Future Bible Heroes Booking Agent

Future Bible Heroes

Future Bible Heroes are a collaborative musical project between celebrated songwriter Stephin Merritt (the Magnetic Fields, the 6ths, the Gothic Archies), longtime cohort Christopher Ewen (Figures on a Beach, the Hidden Variable) and Magnetic Fields pianist-singer-manager Claudia Gonson. Ewen makes the musical backing tracks, Merritt pens the melodies and lyrics, and the vocals are shared between Gonson and Merritt. The band has released three albums, Memories of Love (1997), Eternal Youth (2002), and Partygoing (2013). In 2013, Merge Records released the complete FBH discography in a triple album / four-CD boxed set. The vinyl collection contains the three LPs, a digital collection of the band’s EPs, and bonus tracks. 

FBH have been pegged as an ’80s style band, due to Ewen’s encyclopedic knowledge of computer programming and synthesizers which characterize this band’s sound and make it distinctive from the Magnetic Fields. While it’s true that they all formed their musical identities during that decade, FBH are not new-wave revivalists. The three have known each other for over three decades and share common influences such as ABBA, sci-fi films, exotica, and experimental music. Ewen’s instrumental landscapes may feature tropical bird calls, or rhythmic samples from an ancient ink-jet printer. Merritt’s lyrics deliver a mix of humor and melancholy, with a tendency toward science fiction, “which sort of matches the ‘futuristic’ synthesizers,” explains Merritt.  

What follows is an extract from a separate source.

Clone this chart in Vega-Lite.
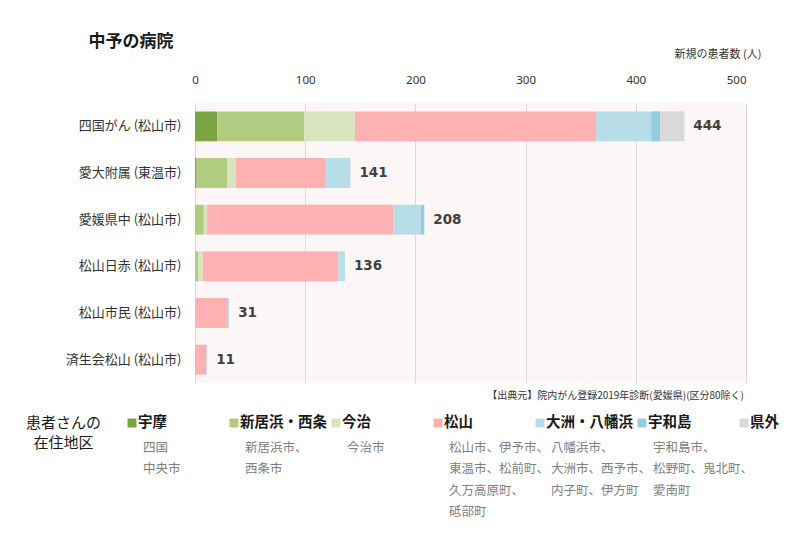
{
  "$schema": "https://vega.github.io/schema/vega-lite/v6.json",
  "background": "white",
  "padding": {"left": 25, "top": 33, "right": 10, "bottom": 10},
  "title": {"text": "中予の病院", "anchor": "start", "dx": 63, "offset": -3, "fontSize": 17, "fontWeight": "bold", "color": "#1a1a1a", "font": "Noto Sans CJK JP"},
  "config": {"font": "Noto Sans CJK JP", "view": {"stroke": null}},
  "datasets": {
    "counts": [
      {"hospital": "四国がん (松山市)", "region": "宇摩", "rank": 1, "count": 20},
      {"hospital": "四国がん (松山市)", "region": "新居浜・西条", "rank": 2, "count": 79},
      {"hospital": "四国がん (松山市)", "region": "今治", "rank": 3, "count": 46},
      {"hospital": "四国がん (松山市)", "region": "松山", "rank": 4, "count": 219},
      {"hospital": "四国がん (松山市)", "region": "大洲・八幡浜", "rank": 5, "count": 50},
      {"hospital": "四国がん (松山市)", "region": "宇和島", "rank": 6, "count": 8},
      {"hospital": "四国がん (松山市)", "region": "県外", "rank": 7, "count": 22},
      {"hospital": "愛大附属 (東温市)", "region": "宇摩", "rank": 1, "count": 1},
      {"hospital": "愛大附属 (東温市)", "region": "新居浜・西条", "rank": 2, "count": 28},
      {"hospital": "愛大附属 (東温市)", "region": "今治", "rank": 3, "count": 8},
      {"hospital": "愛大附属 (東温市)", "region": "松山", "rank": 4, "count": 81},
      {"hospital": "愛大附属 (東温市)", "region": "大洲・八幡浜", "rank": 5, "count": 23},
      {"hospital": "愛媛県中 (松山市)", "region": "新居浜・西条", "rank": 2, "count": 8},
      {"hospital": "愛媛県中 (松山市)", "region": "今治", "rank": 3, "count": 3},
      {"hospital": "愛媛県中 (松山市)", "region": "松山", "rank": 4, "count": 169},
      {"hospital": "愛媛県中 (松山市)", "region": "大洲・八幡浜", "rank": 5, "count": 25},
      {"hospital": "愛媛県中 (松山市)", "region": "宇和島", "rank": 6, "count": 3},
      {"hospital": "松山日赤 (松山市)", "region": "新居浜・西条", "rank": 2, "count": 3},
      {"hospital": "松山日赤 (松山市)", "region": "今治", "rank": 3, "count": 4},
      {"hospital": "松山日赤 (松山市)", "region": "松山", "rank": 4, "count": 123},
      {"hospital": "松山日赤 (松山市)", "region": "大洲・八幡浜", "rank": 5, "count": 6},
      {"hospital": "松山市民 (松山市)", "region": "松山", "rank": 4, "count": 29},
      {"hospital": "松山市民 (松山市)", "region": "大洲・八幡浜", "rank": 5, "count": 2},
      {"hospital": "済生会松山 (松山市)", "region": "松山", "rank": 4, "count": 10},
      {"hospital": "済生会松山 (松山市)", "region": "大洲・八幡浜", "rank": 5, "count": 1}
    ],
    "legend": [
      {"region": "宇摩", "desc": "四国\n中央市"},
      {"region": "新居浜・西条", "desc": "新居浜市、\n西条市"},
      {"region": "今治", "desc": "今治市"},
      {"region": "松山", "desc": "松山市、伊予市、\n東温市、松前町、\n久万高原町、\n砥部町"},
      {"region": "大洲・八幡浜", "desc": "八幡浜市、\n大洲市、西予市、\n内子町、伊方町"},
      {"region": "宇和島", "desc": "宇和島市、\n松野町、鬼北町、\n愛南町"},
      {"region": "県外", "desc": ""}
    ]
  },
  "columns": 1,
  "align": "none",
  "spacing": 8,
  "concat": [
    {
      "width": 720,
      "height": 280,
      "view": {"stroke": null},
      "encoding": {
        "y": {
          "field": "hospital", "type": "nominal",
          "sort": ["四国がん (松山市)", "愛大附属 (東温市)", "愛媛県中 (松山市)", "松山日赤 (松山市)", "松山市民 (松山市)", "済生会松山 (松山市)"],
          "scale": {"paddingInner": 0.36, "paddingOuter": 0.18},
          "axis": {"title": null, "ticks": false, "tickSize": 0, "domain": false, "offset": -169, "labelPadding": 14, "labelFontSize": 13, "labelColor": "#333333", "minExtent": 0, "labelLimit": 200}
        },
        "x": {
          "type": "quantitative",
          "scale": {"domain": [-153.4, 500], "nice": false, "zero": false},
          "axis": {
            "orient": "top", "values": [0, 100, 200, 300, 400, 500], "grid": true, "gridColor": "#d6d6d6",
            "domain": false, "ticks": false, "tickSize": 0, "labelPadding": 18, "labelFontSize": 11.5,
            "labelFont": "Noto Sans", "labelColor": "#333333",
            "title": "新規の患者数 (人)", "titleFontSize": 11, "titleFontWeight": "normal", "titleColor": "#333333",
            "titleAlign": "right", "titleX": 735, "titleY": -49, "titleBaseline": "middle"
          }
        }
      },
      "layer": [
        {
          "data": {"values": [{"from": 0, "to": 500}]},
          "mark": {"type": "rect", "color": "#F8E1E1", "opacity": 0.3},
          "encoding": {
            "x": {"field": "from", "type": "quantitative"},
            "x2": {"field": "to"},
            "y": null
          }
        },
        {
          "data": {"name": "counts"},
          "mark": {"type": "bar"},
          "encoding": {
            "x": {"field": "count", "type": "quantitative", "stack": "zero"},
            "order": {"field": "rank", "type": "quantitative", "sort": "ascending"},
            "color": {
              "field": "region", "type": "nominal",
              "scale": {"domain": ["宇摩", "新居浜・西条", "今治", "松山", "大洲・八幡浜", "宇和島", "県外"], "range": ["#7AA542", "#B1CB80", "#D7E4BD", "#FFB0B0", "#B7DDE8", "#8ECEDF", "#D9D9D9"]},
              "legend": null
            }
          }
        },
        {
          "data": {"name": "counts"},
          "transform": [{"aggregate": [{"op": "sum", "field": "count", "as": "total"}], "groupby": ["hospital"]}],
          "mark": {"type": "text", "align": "left", "baseline": "middle", "dx": 9, "font": "DejaVu Sans", "fontWeight": "bold", "fontSize": 13.5, "color": "#404040"},
          "encoding": {
            "x": {"field": "total", "type": "quantitative"},
            "text": {"field": "total", "type": "quantitative"}
          }
        }
      ]
    },
    {
      "width": 718,
      "height": 20,
      "view": {"stroke": null},
      "data": {"name": "legend"},
      "title": {"text": "【出典元】院内がん登録2019年診断(愛媛県)(区分80除く)", "anchor": "end", "frame": "group", "fontSize": 10, "fontWeight": "normal", "color": "#333333", "offset": 14},
      "encoding": {
        "x": {
          "field": "region", "type": "nominal",
          "sort": ["宇摩", "新居浜・西条", "今治", "松山", "大洲・八幡浜", "宇和島", "県外"],
          "scale": {"type": "point", "padding": 0.5196, "align": 1},
          "axis": null
        },
        "y": {
          "datum": 1, "type": "quantitative",
          "scale": {"domain": [0, 1], "nice": false},
          "axis": {
            "title": ["患者さんの", "在住地区"], "titleAngle": 0, "titleX": 37, "titleY": -8,
            "titleAlign": "center", "titleBaseline": "top", "titleFontSize": 15, "titleFontWeight": "normal",
            "titleColor": "#1a1a1a", "titleLineHeight": 20,
            "labels": false, "ticks": false, "domain": false, "grid": false
          }
        }
      },
      "layer": [
        {
          "mark": {"type": "point", "shape": "square", "filled": true, "size": 80, "opacity": 1},
          "encoding": {
            "color": {
              "field": "region", "type": "nominal",
              "scale": {"domain": ["宇摩", "新居浜・西条", "今治", "松山", "大洲・八幡浜", "宇和島", "県外"], "range": ["#7AA542", "#B1CB80", "#D7E4BD", "#FFB0B0", "#B7DDE8", "#8ECEDF", "#D9D9D9"]},
              "legend": null
            }
          }
        },
        {
          "mark": {"type": "text", "align": "left", "baseline": "middle", "dx": 6, "fontSize": 14.5, "fontWeight": "bold", "color": "#1a1a1a"},
          "encoding": {"text": {"field": "region"}}
        },
        {
          "mark": {"type": "text", "align": "left", "baseline": "top", "dx": 11, "dy": 19, "fontSize": 12.5, "color": "#808080", "lineBreak": "\n", "lineHeight": 21.3},
          "encoding": {"text": {"field": "desc"}}
        }
      ]
    }
  ]
}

Earlier albums referenced colorful stories about zombies and aliens, while the later material launches into fun topics such as aging, death, heartbreak, rejection and austerity. Merritt and Gonson deliver their lines with playful vigor, as they sing about double suicide, keeping children in a coma until they reach adulthood, and digging one’s own grave to save money.

“Write what you know — as they tell you in school, when you don’t know anything yet,” says Merritt. “Those happen to be the themes of most of my work, I’m happy to report. Aging is a great theme for any writer, because one never runs out of material, and everyone over 12 is obsessed with it.”